**Task goal**
Identify each line holding the string "with" and copy it.

**Data entries**
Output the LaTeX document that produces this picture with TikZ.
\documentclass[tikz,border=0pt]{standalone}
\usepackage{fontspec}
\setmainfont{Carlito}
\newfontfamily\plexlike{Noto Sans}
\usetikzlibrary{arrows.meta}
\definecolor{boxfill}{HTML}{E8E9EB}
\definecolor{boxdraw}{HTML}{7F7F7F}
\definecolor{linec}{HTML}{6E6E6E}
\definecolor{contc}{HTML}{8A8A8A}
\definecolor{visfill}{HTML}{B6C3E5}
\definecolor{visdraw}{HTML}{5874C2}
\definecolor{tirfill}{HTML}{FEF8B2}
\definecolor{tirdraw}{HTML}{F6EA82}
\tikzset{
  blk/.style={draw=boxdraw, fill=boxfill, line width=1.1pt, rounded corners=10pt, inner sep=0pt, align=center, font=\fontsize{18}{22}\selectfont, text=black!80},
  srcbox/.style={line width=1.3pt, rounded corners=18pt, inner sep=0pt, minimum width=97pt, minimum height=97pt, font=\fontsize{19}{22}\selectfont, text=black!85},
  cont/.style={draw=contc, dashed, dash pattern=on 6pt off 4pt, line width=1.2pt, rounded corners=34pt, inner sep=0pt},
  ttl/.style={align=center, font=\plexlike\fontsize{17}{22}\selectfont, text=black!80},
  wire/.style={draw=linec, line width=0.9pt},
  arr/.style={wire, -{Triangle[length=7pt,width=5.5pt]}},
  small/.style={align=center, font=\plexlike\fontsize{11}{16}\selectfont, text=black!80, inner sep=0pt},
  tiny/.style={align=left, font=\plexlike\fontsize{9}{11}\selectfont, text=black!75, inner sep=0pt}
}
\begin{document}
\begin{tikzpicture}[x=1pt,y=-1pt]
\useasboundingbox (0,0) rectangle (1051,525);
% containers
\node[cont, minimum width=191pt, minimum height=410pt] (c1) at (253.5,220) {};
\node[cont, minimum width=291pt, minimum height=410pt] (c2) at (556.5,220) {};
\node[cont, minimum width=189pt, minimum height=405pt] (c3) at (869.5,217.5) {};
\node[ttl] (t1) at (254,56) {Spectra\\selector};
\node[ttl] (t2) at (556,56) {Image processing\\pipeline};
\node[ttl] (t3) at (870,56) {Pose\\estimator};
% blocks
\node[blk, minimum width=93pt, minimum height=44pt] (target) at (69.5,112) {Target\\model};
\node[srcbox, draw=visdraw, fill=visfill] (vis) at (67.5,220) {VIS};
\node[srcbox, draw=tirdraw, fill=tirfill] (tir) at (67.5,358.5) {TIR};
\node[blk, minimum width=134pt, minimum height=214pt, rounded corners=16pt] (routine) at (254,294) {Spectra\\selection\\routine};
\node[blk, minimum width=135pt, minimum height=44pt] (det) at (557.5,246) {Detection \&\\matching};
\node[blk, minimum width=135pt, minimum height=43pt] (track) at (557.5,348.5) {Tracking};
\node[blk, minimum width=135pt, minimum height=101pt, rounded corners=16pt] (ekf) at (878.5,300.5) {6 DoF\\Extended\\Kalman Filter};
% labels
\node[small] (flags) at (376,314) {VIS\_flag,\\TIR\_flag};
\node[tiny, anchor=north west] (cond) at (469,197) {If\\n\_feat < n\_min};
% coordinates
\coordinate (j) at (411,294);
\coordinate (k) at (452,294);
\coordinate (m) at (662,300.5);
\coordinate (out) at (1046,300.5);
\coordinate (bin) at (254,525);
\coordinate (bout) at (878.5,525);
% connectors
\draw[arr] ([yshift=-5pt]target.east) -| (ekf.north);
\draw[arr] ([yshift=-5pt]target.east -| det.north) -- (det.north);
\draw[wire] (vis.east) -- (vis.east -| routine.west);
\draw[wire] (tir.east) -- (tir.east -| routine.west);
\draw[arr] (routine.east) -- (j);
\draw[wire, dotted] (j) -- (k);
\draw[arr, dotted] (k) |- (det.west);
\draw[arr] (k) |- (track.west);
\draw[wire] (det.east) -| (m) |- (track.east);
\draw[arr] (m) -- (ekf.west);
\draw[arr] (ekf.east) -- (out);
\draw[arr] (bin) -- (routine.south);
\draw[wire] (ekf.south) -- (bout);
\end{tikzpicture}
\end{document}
...
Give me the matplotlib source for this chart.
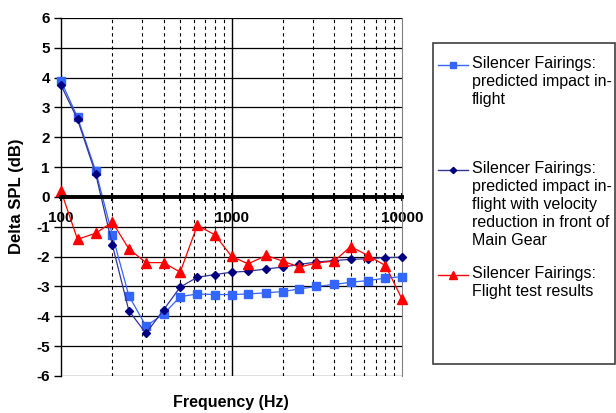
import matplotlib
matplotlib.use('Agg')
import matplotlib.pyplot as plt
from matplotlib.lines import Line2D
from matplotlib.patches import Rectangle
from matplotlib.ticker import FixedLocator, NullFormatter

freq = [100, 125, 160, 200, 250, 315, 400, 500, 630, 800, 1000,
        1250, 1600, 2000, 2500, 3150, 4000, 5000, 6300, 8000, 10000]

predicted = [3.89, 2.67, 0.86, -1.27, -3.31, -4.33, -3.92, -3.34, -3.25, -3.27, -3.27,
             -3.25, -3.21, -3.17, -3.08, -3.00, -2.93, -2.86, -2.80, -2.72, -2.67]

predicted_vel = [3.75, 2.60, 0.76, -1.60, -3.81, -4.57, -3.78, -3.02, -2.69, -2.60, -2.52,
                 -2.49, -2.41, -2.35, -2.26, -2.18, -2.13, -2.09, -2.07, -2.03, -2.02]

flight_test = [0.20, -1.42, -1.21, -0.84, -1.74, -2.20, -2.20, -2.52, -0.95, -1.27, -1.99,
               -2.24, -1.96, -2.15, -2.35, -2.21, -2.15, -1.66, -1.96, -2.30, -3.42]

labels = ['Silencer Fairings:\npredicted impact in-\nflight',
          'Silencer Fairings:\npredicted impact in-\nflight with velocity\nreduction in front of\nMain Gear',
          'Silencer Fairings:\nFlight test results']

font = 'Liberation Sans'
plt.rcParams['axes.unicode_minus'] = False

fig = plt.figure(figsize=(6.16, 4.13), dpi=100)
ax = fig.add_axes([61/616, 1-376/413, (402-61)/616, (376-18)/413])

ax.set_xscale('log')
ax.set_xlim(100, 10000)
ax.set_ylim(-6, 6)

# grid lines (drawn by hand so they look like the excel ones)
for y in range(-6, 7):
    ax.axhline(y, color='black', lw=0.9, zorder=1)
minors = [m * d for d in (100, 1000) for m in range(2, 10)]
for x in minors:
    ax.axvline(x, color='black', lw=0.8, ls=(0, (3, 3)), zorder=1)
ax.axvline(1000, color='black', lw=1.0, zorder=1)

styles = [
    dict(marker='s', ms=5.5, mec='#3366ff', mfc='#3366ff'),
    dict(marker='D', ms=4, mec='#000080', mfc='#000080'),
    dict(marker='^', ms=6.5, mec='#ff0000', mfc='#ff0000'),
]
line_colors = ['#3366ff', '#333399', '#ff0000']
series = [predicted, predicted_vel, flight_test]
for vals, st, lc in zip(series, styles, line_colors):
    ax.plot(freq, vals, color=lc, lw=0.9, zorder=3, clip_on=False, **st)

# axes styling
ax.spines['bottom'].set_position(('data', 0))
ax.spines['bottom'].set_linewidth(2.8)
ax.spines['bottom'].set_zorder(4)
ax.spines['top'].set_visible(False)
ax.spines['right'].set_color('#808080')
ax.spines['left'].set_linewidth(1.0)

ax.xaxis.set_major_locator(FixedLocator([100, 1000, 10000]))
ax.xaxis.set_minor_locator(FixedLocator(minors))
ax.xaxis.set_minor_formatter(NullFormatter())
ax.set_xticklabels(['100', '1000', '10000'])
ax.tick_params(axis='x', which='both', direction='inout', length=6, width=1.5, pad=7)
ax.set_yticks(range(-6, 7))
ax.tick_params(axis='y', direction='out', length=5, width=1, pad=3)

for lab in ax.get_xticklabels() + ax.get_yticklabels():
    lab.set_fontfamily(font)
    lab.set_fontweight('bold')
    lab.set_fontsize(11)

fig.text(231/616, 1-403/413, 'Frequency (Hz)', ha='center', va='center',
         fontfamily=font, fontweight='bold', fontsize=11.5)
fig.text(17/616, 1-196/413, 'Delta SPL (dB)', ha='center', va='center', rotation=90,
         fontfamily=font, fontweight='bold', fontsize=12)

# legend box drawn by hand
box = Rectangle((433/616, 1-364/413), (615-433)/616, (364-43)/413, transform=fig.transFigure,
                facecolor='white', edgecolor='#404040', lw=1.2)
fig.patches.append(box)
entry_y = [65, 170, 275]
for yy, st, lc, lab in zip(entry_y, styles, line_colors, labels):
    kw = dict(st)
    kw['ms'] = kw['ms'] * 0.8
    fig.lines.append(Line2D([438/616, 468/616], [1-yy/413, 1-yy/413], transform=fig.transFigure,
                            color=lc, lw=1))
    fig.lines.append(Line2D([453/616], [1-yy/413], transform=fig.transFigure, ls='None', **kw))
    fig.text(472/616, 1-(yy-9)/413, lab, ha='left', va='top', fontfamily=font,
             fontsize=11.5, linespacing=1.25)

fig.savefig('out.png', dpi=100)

**Complete response**
Output the LaTeX document that produces this picture with TikZ.
          'Silencer Fairings:\npredicted impact in-\nflight with velocity\nreduction in front of\nMain Gear',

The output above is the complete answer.